CEVAP: İslamiyet insanlardan iki şey ister. Birincisi ne bildirilmişse hepsine olduğu gibi iman etmek. İkincisi bu iman ettiklerine hürmet edip, saygı göstermek, hepsini beğenmek. Bunlar imanla ilgilidir. Yapıp yapmamak ise günah ve sevap ile ilgilidir. Bahsettiğiniz örnekte üstelik bir Mecusi’nin yani ateşe tapanın oruca, Müslümanların ibadetine hürmeti, saygısı, onun Müslüman olmasına vesile olabilir ki olmuştur da. Buna benzer olaylar çok olmuştur.

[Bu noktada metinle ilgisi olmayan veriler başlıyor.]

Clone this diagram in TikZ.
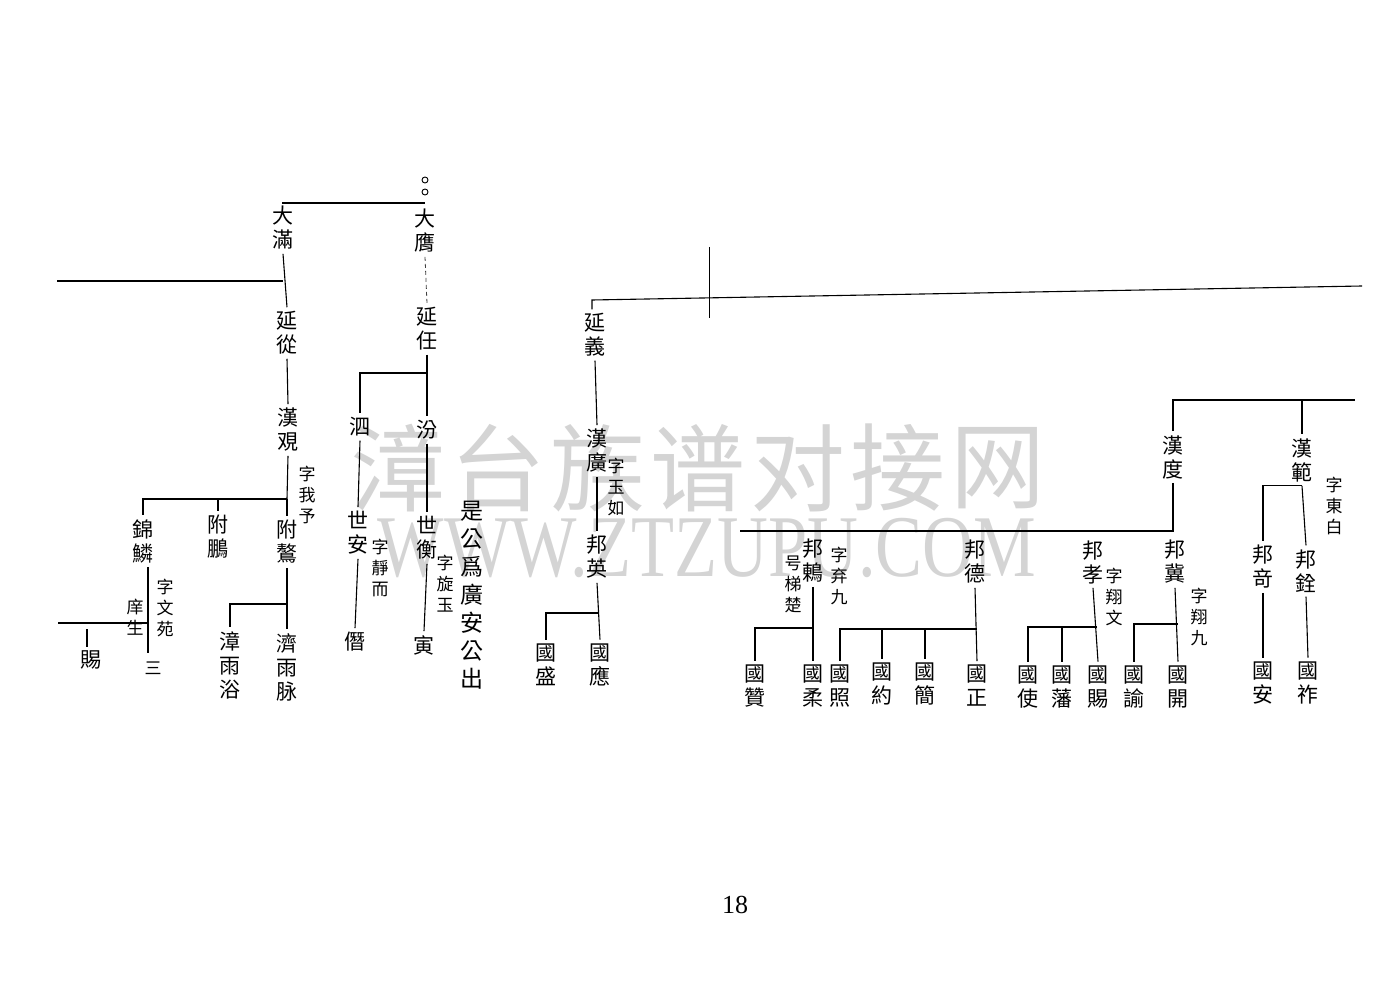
\documentclass[tikz,border=0pt]{standalone}
\usepackage{fontspec}
\newfontfamily\cjk{Noto Sans CJK TC}
\newfontfamily\cjksc{Noto Sans CJK SC}
\newfontfamily\wmser{Liberation Serif}
\begin{document}
\begin{tikzpicture}[x=1pt,y=-1pt,
  ln/.style={line width=1.1pt},
  nm/.style={font=\cjk\fontsize{21}{24}\selectfont, align=center, inner xsep=1pt, inner ysep=4pt},
  nt/.style={font=\cjk\fontsize{17}{21}\selectfont, align=center, inner sep=1pt},
  dot/.style={draw, circle, inner sep=0pt, minimum size=6pt, line width=0.9pt},
  wm/.style={font=\cjksc\fontsize{95}{95}\selectfont, text=black!17, inner sep=0pt}]
\useasboundingbox (0,0) rectangle (1400,1000);
% watermark
\foreach \c [count=\i from 0] in {漳,台,族,谱,对,接,网}
  \node[wm] (w\i) at (398+100*\i,468) {\c};
\node[font=\wmser\fontsize{88}{88}\selectfont, text=black!17, inner sep=0pt] (wurl) at (707,548) {\scalebox{0.8}[1]{WWW.ZTZUPU.COM}};

% ---------- left part ----------
\node[nm] (dm) at (283,228) {大\\滿};
\node[nm] (dy) at (425,231) {大\\膺};
\node[dot] (o1) at (425,180) {};
\node[dot] (o2) at (425,192) {};
\coordinate (j0) at (425,203);
\draw[ln] (dm.north) |- (j0);
\node[nm] (yc) at (287,333) {延\\從};
\draw[ln] (dm.south) -- (yc.north);
\coordinate (L1) at (57,281);
\draw[ln] (L1) -- (L1 -| dm.south);
\node[nm] (hg) at (288,430) {漢\\覌};
\draw[ln] (yc.south) -- (hg.north);
\node[nt] (n1) at (307,495) {字\\我\\予};
\coordinate (j1) at (287,499);
\draw[ln] (hg.south) -- (j1);
\node[nm] (jl) at (143,541) {錦\\鱗};
\node[nm] (fp) at (218,537) {附\\鵬};
\node[nm] (fa) at (287,542) {附\\鷔};
\draw[ln] (j1) -| (jl.north);
\draw[ln] (fp.north |- j1) -- (fp.north);
\draw[ln] (j1) -- (fa.north);
\node[nt] (n2) at (165,608) {字\\文\\苑};
\node[nt] (n3) at (135,617) {庠\\生};
\node[nt] (n4) at (153,668) {三};
\coordinate (k2) at (148,653);
\draw[ln] (jl.south -| k2) -- (k2);
\coordinate (L2) at (58,623);
\draw[ln] (L2) -- (L2 -| k2);
\node[nm] (ci) at (91,660) {賜};
\coordinate (t2) at (87,629);
\draw[ln] (t2) -- (t2 |- ci.north);
\node[nm] (z1) at (230,665) {漳\\雨\\浴};
\node[nm] (z2) at (287,667) {濟\\雨\\脉};
\coordinate (j3) at (285,604);
\draw[ln] (fa.south) -- (z2.north);
\draw[ln] (fa.south |- j3) -| (z1.north);

\node[nm] (yr) at (427,329) {延\\任};
\draw[line width=0.8pt, black!75, dash pattern=on 4pt off 3pt] (dy.south) -- (yr.north);
\node[nm] (si) at (360,427) {泗};
\node[nm] (fe) at (427,430) {汾};
\draw[ln] (yr.south) -- (fe.north);
\coordinate (j4) at (427,373);
\draw[ln] (j4) -| (si.north);
\node[nm] (sa) at (358,533) {世\\安};
\node[nt] (n5) at (380,568) {字\\靜\\而};
\node[nm] (sh) at (427,538) {世\\衡};
\node[nt] (n6) at (445,584) {字\\旋\\玉};
\draw[ln] (si.south) -- (sa.north);
\draw[ln] (fe.south) -- (sh.north);
\node[nm] (jn) at (355,642) {僭};
\node[nm] (yn) at (424,645) {寅};
\draw[ln] (sa.south) -- (jn.north);
\draw[ln] (sh.south) -- (yn.north);
\node[font=\cjk\fontsize{23}{28}\selectfont, align=center, inner sep=0pt] (n7) at (472,595) {是\\公\\爲\\廣\\安\\公\\出};

% ---------- middle part ----------
\node[nm] (yi) at (595,335) {延\\義};
\coordinate (t1) at (592,300);
\coordinate (R1) at (1362,286);
\draw[ln] (t1 |- yi.north) -- (t1) -- (R1);
\coordinate (v1) at (709,247);
\coordinate (v2) at (709,318);
\draw[line width=0.8pt] (v1) -- (v2);
\node[nm] (hk) at (597,451) {漢\\廣};
\node[nt] (n8) at (616,487) {字\\玉\\如};
\draw[ln] (yi.south) -- (hk.north);
\node[nm] (by) at (597,557) {邦\\英};
\draw[ln] (hk.south) -- (by.north);
\node[nm] (gs) at (546,665) {國\\盛};
\node[nm] (gy) at (600,665) {國\\應};
\draw[ln] (by.south) -- (gy.north);
\coordinate (j5) at (598,613);
\draw[ln] (j5) -| (gs.north);

% ---------- right part ----------
\node[nm] (hd) at (1173,457) {漢\\度};
\node[nm] (hf) at (1302,460) {漢\\範};
\node[nt] (n9) at (1334,506) {字\\東\\白};
\coordinate (R2) at (1355,400);
\draw[ln] (hd.north) |- (R2);
\draw[ln] (hf.north |- R2) -- (hf.north);
\coordinate (L3) at (740,531);
\draw[ln] (hd.south) |- (L3);

\node[nm] (bd) at (813,561) {邦\\鶇};
\node[nt] (n10) at (793,584) {号\\梯\\楚};
\node[nt] (n11) at (839,576) {字\\弃\\九};
\node[nm] (ga) at (755,686) {國\\贊};
\node[nm] (gr) at (813,686) {國\\柔};
\draw[ln] (bd.south) -- (gr.north);
\coordinate (j6) at (813,628);
\draw[ln] (j6) -| (ga.north);

\node[nm] (bde) at (975,562) {邦\\德};
\node[nm] (gzh) at (840,686) {國\\照};
\node[nm] (gyu) at (882,684) {國\\約};
\node[nm] (gj) at (925,684) {國\\簡};
\node[nm] (gzg) at (977,686) {國\\正};
\draw[ln] (bde.south) -- (gzg.north);
\coordinate (j7) at (977,629);
\draw[ln] (j7) -| (gzh.north);
\draw[ln] (gyu.north |- j7) -- (gyu.north);
\draw[ln] (gj.north |- j7) -- (gj.north);

\node[nm] (bx) at (1093,562) {邦\\孝};
\node[nt] (n12) at (1114,597) {字\\翔\\文};
\node[nm] (gsh) at (1028,687) {國\\使};
\node[nm] (gf) at (1062,687) {國\\藩};
\node[nm] (gc) at (1098,687) {國\\賜};
\draw[ln] (bx.south) -- (gc.north);
\coordinate (j8) at (1097,627);
\draw[ln] (j8) -| (gsh.north);
\draw[ln] (gf.north |- j8) -- (gf.north);

\node[nm] (bj) at (1175,562) {邦\\冀};
\node[nt] (n13) at (1199,617) {字\\翔\\九};
\node[nm] (gyy) at (1134,687) {國\\諭};
\node[nm] (gk) at (1178,687) {國\\開};
\draw[ln] (bj.south) -- (gk.north);
\coordinate (j9) at (1178,624);
\draw[ln] (j9) -| (gyy.north);

\node[nm] (bq) at (1263,567) {邦\\竒};
\node[nm] (bqn) at (1306,571) {邦\\銓};
\draw[ln] (hf.south) -- (bqn.north);
\draw[ln] (hf.south) -| (bq.north);
\node[nm] (gan) at (1263,683) {國\\安};
\node[nm] (gzu) at (1308,683) {國\\祚};
\draw[ln] (bq.south) -- (gan.north);
\draw[ln] (bqn.south) -- (gzu.north);

\node[font=\wmser\fontsize{26}{26}\selectfont, inner sep=0pt] (pg) at (735,905) {18};
\end{tikzpicture}
\end{document}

Fakat bir Müslüman’ın senelerce namaz kılmaması, diğer haramları işlemesi, bunları yaptığı veya yapmadığı için değil, iman ettiği hususlara saygıyı, hürmeti azaltacağı, hatta yok edebileceği için küfre düşme tehlikesi çok fazladır. Namaz dinin direğidir buyruluyor. Namaz insanı elbette kötülüklerden alıkoyar buyruluyor. Kendisini koruyucu namazı niyazı yok. Üstelik laf olsun diye, gevezelikle saygıyı hürmeti kaybedenler ise çoktur. Bu yüzden, ikisi çok farklıdır. Birbirine karıştırmamak lazımdır.”

 

Kâfir bir kelime-i şahadet söylerse hemen Müslüman olur, bütün günahları affolur, fakat namaz kılmayan Müslüman, yukarıda açıklamaya çalıştığımız sebepler yüzünden tehlikededir.”

 

                Yüzde 98’i Müslüman olarak ifade edilen bir ülkede sigara içilerek veya yiyecek yenerek oruç tutan insanların rahatsız edilmesi hakikaten üzücüdür. Bu durumlar oruç tutana da tutmayana da Ramazanı hissetme adına olumsuzluk yansıtmaktadır.

                Allah c.c oruç tutma neşesini, hazzını tutmayanlara da nasip etsin.